Prompt — Begin the copy with the line that contains "Output the LaTeX" and end it with the line that contains "(0,0) rectangle (548,405);". Print these lines exactly and omit all pictures.

Records —
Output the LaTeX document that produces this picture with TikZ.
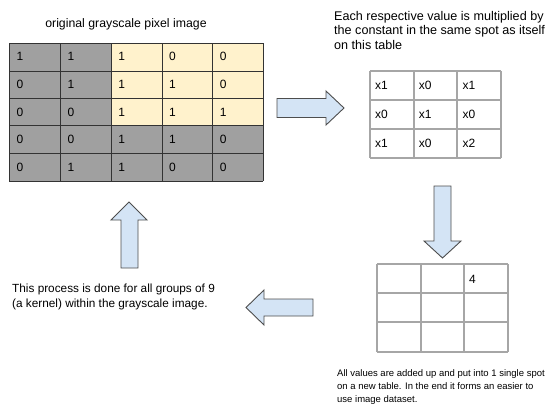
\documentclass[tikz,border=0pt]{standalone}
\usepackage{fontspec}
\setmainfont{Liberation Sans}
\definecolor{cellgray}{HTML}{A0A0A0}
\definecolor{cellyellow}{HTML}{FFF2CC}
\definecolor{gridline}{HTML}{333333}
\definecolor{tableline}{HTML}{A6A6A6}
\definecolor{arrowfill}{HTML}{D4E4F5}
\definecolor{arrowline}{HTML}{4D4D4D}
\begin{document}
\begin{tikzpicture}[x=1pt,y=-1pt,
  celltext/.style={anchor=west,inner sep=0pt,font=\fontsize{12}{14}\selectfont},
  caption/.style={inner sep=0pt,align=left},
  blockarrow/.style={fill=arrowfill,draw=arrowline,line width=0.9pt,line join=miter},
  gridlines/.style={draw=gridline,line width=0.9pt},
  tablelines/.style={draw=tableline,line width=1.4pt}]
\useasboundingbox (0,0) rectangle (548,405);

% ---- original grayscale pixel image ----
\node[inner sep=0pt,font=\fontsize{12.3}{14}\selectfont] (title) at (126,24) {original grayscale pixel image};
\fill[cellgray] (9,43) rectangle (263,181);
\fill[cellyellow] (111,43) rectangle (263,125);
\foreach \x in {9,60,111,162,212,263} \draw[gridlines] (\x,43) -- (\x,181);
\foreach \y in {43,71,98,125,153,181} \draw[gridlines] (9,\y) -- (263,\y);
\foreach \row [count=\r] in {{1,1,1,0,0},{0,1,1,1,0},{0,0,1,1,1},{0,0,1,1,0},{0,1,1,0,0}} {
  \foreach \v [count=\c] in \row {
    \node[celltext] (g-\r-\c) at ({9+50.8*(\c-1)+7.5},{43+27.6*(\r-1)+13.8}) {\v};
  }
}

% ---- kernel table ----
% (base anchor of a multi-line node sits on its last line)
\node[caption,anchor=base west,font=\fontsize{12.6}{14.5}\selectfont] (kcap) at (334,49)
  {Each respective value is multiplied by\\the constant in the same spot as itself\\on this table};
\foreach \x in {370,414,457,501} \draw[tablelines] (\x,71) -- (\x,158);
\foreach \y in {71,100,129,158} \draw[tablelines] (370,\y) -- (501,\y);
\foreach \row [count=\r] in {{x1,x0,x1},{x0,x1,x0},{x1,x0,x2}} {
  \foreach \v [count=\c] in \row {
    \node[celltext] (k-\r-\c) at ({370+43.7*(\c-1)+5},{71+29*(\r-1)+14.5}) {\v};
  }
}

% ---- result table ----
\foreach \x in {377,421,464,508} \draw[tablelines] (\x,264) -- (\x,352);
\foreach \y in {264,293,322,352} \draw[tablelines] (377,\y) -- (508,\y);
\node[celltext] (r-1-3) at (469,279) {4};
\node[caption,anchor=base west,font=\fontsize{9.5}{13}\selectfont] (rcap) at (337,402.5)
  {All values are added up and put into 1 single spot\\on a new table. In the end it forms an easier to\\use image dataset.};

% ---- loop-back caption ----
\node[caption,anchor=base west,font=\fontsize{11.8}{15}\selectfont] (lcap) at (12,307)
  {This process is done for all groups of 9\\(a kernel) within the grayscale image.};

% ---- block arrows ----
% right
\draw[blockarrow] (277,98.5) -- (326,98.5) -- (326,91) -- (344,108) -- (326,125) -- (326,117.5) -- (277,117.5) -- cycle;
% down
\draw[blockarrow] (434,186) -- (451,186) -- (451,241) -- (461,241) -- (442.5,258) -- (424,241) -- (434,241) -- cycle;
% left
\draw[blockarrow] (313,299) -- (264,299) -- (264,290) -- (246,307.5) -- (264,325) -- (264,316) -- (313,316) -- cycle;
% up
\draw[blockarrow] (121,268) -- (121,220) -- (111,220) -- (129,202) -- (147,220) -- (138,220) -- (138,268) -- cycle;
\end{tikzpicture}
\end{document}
...
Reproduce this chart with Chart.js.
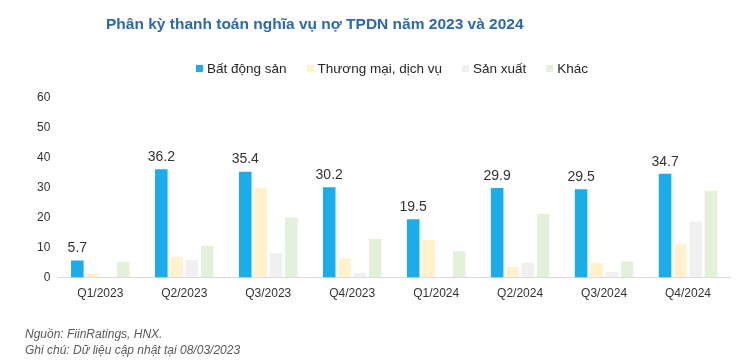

Solution to the problem —
Output the LaTeX document that produces this picture with TikZ.
\documentclass[tikz,border=0pt]{standalone}
\usepackage{fontspec}
\setmainfont{Liberation Sans}
\definecolor{cellgray}{HTML}{A0A0A0}
\definecolor{cellyellow}{HTML}{FFF2CC}
\definecolor{gridline}{HTML}{333333}
\definecolor{tableline}{HTML}{A6A6A6}
\definecolor{arrowfill}{HTML}{D4E4F5}
\definecolor{arrowline}{HTML}{4D4D4D}
\begin{document}
\begin{tikzpicture}[x=1pt,y=-1pt,
  celltext/.style={anchor=west,inner sep=0pt,font=\fontsize{12}{14}\selectfont},
  caption/.style={inner sep=0pt,align=left},
  blockarrow/.style={fill=arrowfill,draw=arrowline,line width=0.9pt,line join=miter},
  gridlines/.style={draw=gridline,line width=0.9pt},
  tablelines/.style={draw=tableline,line width=1.4pt}]
\useasboundingbox (0,0) rectangle (548,405);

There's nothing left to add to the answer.